Data provided:
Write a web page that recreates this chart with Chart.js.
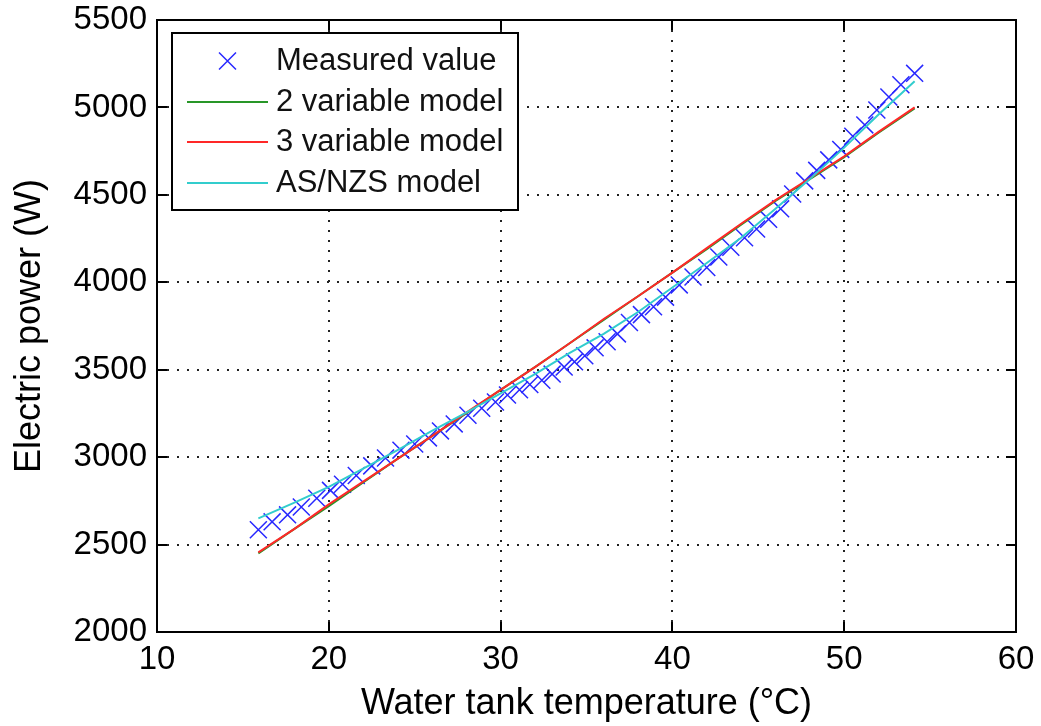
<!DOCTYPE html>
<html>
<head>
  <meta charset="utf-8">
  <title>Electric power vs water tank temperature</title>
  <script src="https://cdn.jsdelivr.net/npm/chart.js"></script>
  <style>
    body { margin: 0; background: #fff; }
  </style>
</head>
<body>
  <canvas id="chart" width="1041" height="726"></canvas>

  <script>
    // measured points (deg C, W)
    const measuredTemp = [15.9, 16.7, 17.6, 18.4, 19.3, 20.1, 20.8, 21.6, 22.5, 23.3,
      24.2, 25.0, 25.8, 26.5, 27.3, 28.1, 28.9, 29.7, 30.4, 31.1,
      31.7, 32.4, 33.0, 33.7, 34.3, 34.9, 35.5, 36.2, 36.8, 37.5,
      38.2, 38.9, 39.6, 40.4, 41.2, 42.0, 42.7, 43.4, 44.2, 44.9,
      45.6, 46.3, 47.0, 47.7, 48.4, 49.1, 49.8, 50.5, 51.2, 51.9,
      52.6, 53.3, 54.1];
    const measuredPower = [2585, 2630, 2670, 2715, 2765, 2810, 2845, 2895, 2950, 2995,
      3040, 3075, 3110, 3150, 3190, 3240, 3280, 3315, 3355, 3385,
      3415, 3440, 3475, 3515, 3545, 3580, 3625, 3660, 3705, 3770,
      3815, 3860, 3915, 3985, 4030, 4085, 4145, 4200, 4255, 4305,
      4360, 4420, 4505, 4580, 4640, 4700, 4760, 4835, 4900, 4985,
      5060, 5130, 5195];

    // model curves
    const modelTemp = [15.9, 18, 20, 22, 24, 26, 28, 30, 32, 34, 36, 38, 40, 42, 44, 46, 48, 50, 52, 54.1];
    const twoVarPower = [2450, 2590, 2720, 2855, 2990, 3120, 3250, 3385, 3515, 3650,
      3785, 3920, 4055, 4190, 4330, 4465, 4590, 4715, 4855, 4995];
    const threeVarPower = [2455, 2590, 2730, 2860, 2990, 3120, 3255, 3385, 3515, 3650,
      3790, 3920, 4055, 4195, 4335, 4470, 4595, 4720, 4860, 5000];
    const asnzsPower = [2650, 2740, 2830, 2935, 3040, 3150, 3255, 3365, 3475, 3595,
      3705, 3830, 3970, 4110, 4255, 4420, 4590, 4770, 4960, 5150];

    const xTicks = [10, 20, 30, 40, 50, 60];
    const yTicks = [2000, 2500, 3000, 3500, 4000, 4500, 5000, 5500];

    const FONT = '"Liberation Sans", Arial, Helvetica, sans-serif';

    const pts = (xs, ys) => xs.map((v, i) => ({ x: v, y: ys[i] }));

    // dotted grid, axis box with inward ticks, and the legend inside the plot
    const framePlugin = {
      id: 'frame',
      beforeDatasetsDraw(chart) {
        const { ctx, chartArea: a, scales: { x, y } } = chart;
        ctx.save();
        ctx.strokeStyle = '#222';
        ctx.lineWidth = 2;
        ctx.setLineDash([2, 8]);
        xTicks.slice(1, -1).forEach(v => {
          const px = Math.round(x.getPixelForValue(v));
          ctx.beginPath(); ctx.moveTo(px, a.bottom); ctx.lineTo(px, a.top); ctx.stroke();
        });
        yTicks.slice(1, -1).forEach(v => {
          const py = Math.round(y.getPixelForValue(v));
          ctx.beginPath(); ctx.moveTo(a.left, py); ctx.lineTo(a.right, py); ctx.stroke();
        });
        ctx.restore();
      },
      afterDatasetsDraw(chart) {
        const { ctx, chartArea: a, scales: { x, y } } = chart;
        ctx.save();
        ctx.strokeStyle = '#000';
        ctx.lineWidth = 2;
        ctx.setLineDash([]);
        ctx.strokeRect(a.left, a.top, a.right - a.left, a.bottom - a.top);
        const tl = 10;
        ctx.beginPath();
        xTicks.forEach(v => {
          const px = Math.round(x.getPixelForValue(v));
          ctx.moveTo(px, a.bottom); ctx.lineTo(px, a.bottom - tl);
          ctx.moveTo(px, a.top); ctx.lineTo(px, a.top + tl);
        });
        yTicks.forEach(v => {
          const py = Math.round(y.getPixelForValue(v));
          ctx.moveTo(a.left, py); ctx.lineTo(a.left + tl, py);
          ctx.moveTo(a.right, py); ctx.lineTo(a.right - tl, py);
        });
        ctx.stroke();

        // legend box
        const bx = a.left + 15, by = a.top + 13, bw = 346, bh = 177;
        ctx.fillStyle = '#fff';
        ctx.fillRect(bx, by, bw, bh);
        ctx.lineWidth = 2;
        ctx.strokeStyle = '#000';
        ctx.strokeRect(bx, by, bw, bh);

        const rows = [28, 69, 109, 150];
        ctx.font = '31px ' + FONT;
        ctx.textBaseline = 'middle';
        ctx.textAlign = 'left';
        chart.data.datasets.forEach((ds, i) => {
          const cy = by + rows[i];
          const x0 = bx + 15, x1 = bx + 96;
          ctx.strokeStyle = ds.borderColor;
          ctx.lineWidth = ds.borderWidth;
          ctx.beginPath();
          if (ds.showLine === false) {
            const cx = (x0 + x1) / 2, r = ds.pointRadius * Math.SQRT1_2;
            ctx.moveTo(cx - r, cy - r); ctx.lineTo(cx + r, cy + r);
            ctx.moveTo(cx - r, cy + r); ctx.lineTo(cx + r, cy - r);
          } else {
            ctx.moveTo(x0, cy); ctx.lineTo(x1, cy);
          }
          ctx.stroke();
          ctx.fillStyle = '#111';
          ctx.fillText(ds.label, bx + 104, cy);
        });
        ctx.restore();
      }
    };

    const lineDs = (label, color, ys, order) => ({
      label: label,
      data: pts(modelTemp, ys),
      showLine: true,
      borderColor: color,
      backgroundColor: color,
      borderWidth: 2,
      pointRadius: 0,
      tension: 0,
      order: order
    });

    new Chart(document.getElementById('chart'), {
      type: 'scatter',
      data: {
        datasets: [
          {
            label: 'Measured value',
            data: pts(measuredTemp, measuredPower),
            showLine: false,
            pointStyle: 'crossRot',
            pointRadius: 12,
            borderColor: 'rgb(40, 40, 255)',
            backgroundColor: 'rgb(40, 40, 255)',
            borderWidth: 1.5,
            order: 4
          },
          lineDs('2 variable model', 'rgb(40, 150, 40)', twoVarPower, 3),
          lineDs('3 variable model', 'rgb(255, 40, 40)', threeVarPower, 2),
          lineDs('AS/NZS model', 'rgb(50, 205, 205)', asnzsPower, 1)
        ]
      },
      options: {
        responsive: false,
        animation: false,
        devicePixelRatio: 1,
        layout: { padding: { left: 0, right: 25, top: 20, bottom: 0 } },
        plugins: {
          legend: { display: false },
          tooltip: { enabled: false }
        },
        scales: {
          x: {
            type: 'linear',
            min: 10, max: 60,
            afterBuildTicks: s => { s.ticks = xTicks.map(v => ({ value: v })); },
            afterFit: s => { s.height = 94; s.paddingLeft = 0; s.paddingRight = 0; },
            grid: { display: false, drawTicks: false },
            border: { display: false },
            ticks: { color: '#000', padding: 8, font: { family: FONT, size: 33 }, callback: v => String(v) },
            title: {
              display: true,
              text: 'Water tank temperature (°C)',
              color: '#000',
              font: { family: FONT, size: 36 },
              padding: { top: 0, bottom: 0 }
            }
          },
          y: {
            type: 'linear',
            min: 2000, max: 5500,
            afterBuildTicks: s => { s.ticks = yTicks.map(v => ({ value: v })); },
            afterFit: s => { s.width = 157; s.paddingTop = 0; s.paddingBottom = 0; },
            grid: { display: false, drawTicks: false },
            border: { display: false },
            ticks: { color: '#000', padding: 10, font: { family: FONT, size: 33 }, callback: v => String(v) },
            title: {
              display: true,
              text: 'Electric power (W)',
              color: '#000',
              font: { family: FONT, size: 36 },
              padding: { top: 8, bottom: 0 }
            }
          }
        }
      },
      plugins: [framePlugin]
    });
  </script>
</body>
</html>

Task to complete:
Using the listing above, pick out each line that contains the word "chart", then copy it.

Solution for this task:
Write a web page that recreates this chart with Chart.js.
  <script src="https://cdn.jsdelivr.net/npm/chart.js"></script>
  <canvas id="chart" width="1041" height="726"></canvas>
      beforeDatasetsDraw(chart) {
        const { ctx, chartArea: a, scales: { x, y } } = chart;
      afterDatasetsDraw(chart) {
        const { ctx, chartArea: a, scales: { x, y } } = chart;
        chart.data.datasets.forEach((ds, i) => {
    new Chart(document.getElementById('chart'), {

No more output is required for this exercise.